What the task asks: Pictures stay out of this copy, which runs from the first line of the material through the line containing "import seaborn as sns".

* start Data extract *

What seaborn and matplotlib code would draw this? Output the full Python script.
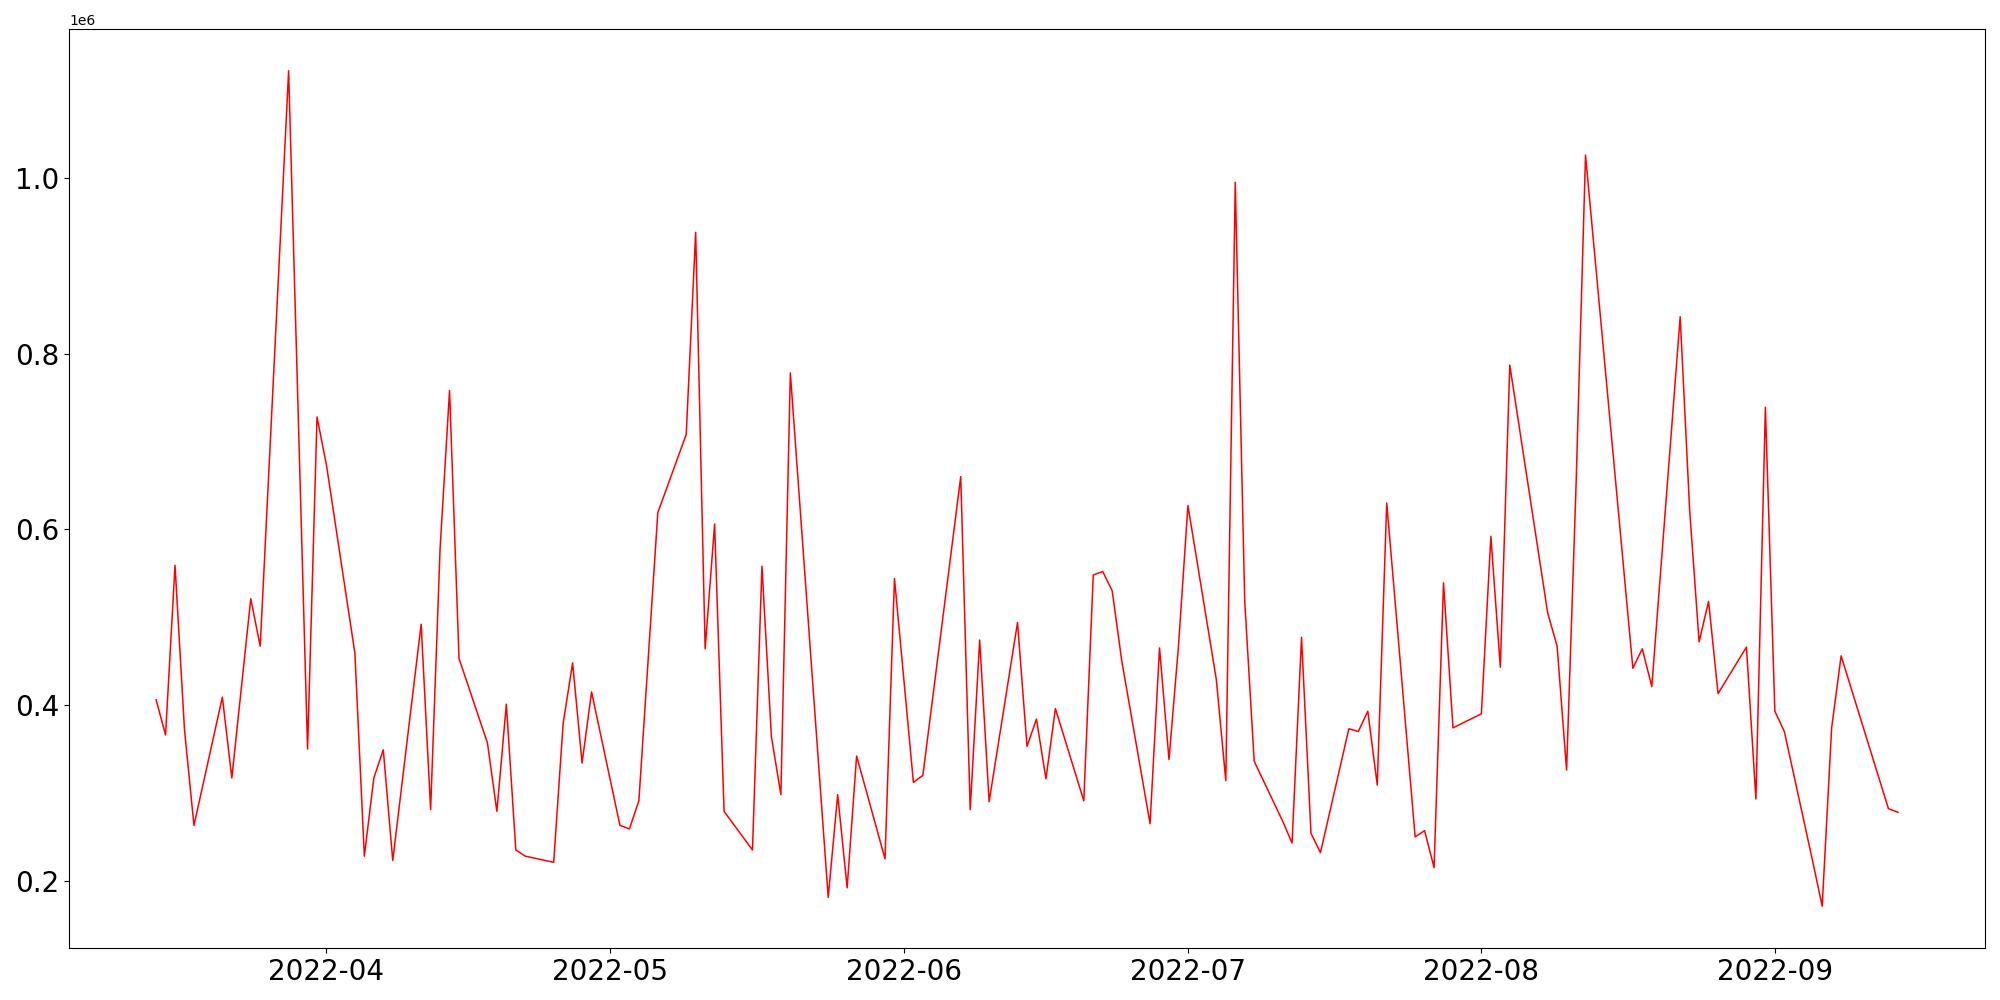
import matplotlib
matplotlib.use("Agg")
import matplotlib.pyplot as plt
import matplotlib.dates as mdates
import pandas as pd
import seaborn as sns

dates = [
    "2022-03-14", "2022-03-15", "2022-03-16", "2022-03-17", "2022-03-18",
    "2022-03-21", "2022-03-22", "2022-03-24", "2022-03-25",
    "2022-03-28", "2022-03-30", "2022-03-31", "2022-04-01",
    "2022-04-04", "2022-04-05", "2022-04-06", "2022-04-07", "2022-04-08",
    "2022-04-11", "2022-04-12", "2022-04-13", "2022-04-14", "2022-04-15",
    "2022-04-18", "2022-04-19", "2022-04-20", "2022-04-21", "2022-04-22",
    "2022-04-25", "2022-04-26", "2022-04-27", "2022-04-28", "2022-04-29",
    "2022-05-02", "2022-05-03", "2022-05-04", "2022-05-06",
    "2022-05-09", "2022-05-10", "2022-05-11", "2022-05-12", "2022-05-13",
    "2022-05-16", "2022-05-17", "2022-05-18", "2022-05-19", "2022-05-20",
    "2022-05-24", "2022-05-25", "2022-05-26", "2022-05-27",
    "2022-05-30", "2022-05-31", "2022-06-02", "2022-06-03",
    "2022-06-07", "2022-06-08", "2022-06-09", "2022-06-10",
    "2022-06-13", "2022-06-14", "2022-06-15", "2022-06-16", "2022-06-17",
    "2022-06-20", "2022-06-21", "2022-06-22", "2022-06-23", "2022-06-24",
    "2022-06-27", "2022-06-28", "2022-06-29", "2022-06-30", "2022-07-01",
    "2022-07-04", "2022-07-05", "2022-07-06", "2022-07-07", "2022-07-08",
    "2022-07-11", "2022-07-12", "2022-07-13", "2022-07-14", "2022-07-15",
    "2022-07-18", "2022-07-19", "2022-07-20", "2022-07-21", "2022-07-22",
    "2022-07-25", "2022-07-26", "2022-07-27", "2022-07-28", "2022-07-29",
    "2022-08-01", "2022-08-02", "2022-08-03", "2022-08-04",
    "2022-08-08", "2022-08-09", "2022-08-10", "2022-08-11", "2022-08-12",
    "2022-08-17", "2022-08-18", "2022-08-19",
    "2022-08-22", "2022-08-23", "2022-08-24", "2022-08-25", "2022-08-26",
    "2022-08-29", "2022-08-30", "2022-08-31", "2022-09-01", "2022-09-02",
    "2022-09-05", "2022-09-06", "2022-09-07", "2022-09-08",
    "2022-09-13", "2022-09-14",
]

values = [
    406000, 366000, 559000, 372000, 263000,
    409000, 317000, 521000, 467000,
    1122000, 350000, 728000, 673000,
    459000, 228000, 317000, 349000, 223000,
    492000, 281000, 578000, 758000, 453000,
    357000, 279000, 401000, 235000, 228000,
    221000, 379000, 448000, 334000, 415000,
    263000, 259000, 291000, 619000,
    708000, 938000, 464000, 606000, 279000,
    235000, 558000, 364000, 298000, 778000,
    181000, 298000, 192000, 342000,
    225000, 544000, 312000, 320000,
    660000, 281000, 474000, 290000,
    494000, 353000, 384000, 316000, 396000,
    291000, 548000, 552000, 530000, 451000,
    265000, 465000, 338000, 467000, 627000,
    429000, 314000, 995000, 518000, 336000,
    268000, 243000, 477000, 254000, 232000,
    373000, 370000, 393000, 309000, 630000,
    250000, 257000, 215000, 539000, 374000,
    390000, 592000, 443000, 787000,
    505000, 467000, 326000, 650000, 1026000,
    442000, 464000, 421000,
    842000, 622000, 472000, 518000, 413000,
    466000, 293000, 739000, 393000, 370000,
    222000, 171000, 374000, 456000,
    282000, 278000,
]

df = pd.DataFrame({"date": pd.to_datetime(dates), "value": values})

fig, ax = plt.subplots(figsize=(20, 10), dpi=100)
sns.lineplot(data=df, x="date", y="value", color="red", linewidth=1.1, ax=ax)

ax.set_xlabel("")
ax.set_ylabel("")
ax.xaxis.set_major_locator(mdates.MonthLocator())
ax.xaxis.set_major_formatter(mdates.DateFormatter("%Y-%m"))
ax.tick_params(axis="both", labelsize=20)

plt.subplots_adjust(left=0.0345, right=0.9925, top=0.971, bottom=0.052)
fig.savefig("out.png", dpi=100)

* end Data extract *

Reply to the exercise:
What seaborn and matplotlib code would draw this? Output the full Python script.
import matplotlib
matplotlib.use("Agg")
import matplotlib.pyplot as plt
import matplotlib.dates as mdates
import pandas as pd
import seaborn as sns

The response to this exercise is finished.